- From: Geoffrey M Clemm <geoffrey.clemm@us.ibm.com>
- Date: Mon, 7 Jun 2004 07:21:13 -0400
- To: w3c-dist-auth@w3.org
- Message-ID: <OFBBF6072F.E7214F2B-ON85256EAC.003DBFAE-85256EAC.003E6554@us.ibm.com>
Since none of the current implementations agree, I'd go with the one that seemed to be trying the hardest to implement what the specification says, and I agree with Julian that this is the Apache behavior. Cheers, Geoff Julian wrote on 06/07/2004 03:35:49 AM: > > Geoffrey M Clemm wrote: > > > I would vote for treating the lock-token as a request header > > that contributes to precondition checking, so I agree with > > the ModDav/Microsoft behavior. > > '%"$%$§! I mistyped the results.
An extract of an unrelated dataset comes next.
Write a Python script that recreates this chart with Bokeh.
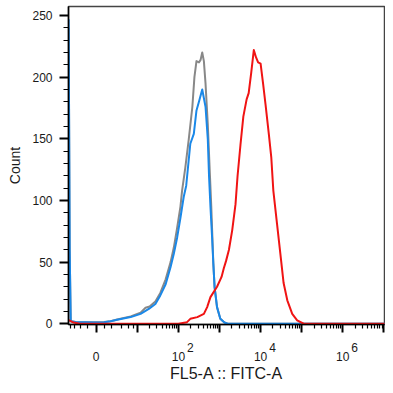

The actual results are: > > (a) Microsoft IIS 5.0: (a1) no lock token: 400, (a2) bad lock token: 412. > > (b) Apache/Moddav 2.0.49: (b1) no lock token: 400, (b2): bad lock token: > 400. > > (c) SAP Enterprise Portal 5SP6: (c1) no lock token: 412, (c2): bad lock > token: 412. > > (d) Xythos (Sharemation): see (c). (I also note that Xythos is returning > invalid lock tokens) > > RFC2616 treats exactly all "If-*" headers as defining preconditions. > RFC2518 adds "If" (which is obvious) and also explicitly "Overwrite" > (but at least it's clear about it). As RFC2518 nowhere states that the > "Lock-Token" header expresses a "precondition", I'm leaning to > favorizing Apache's behaviour (which is *not* what IIS does...).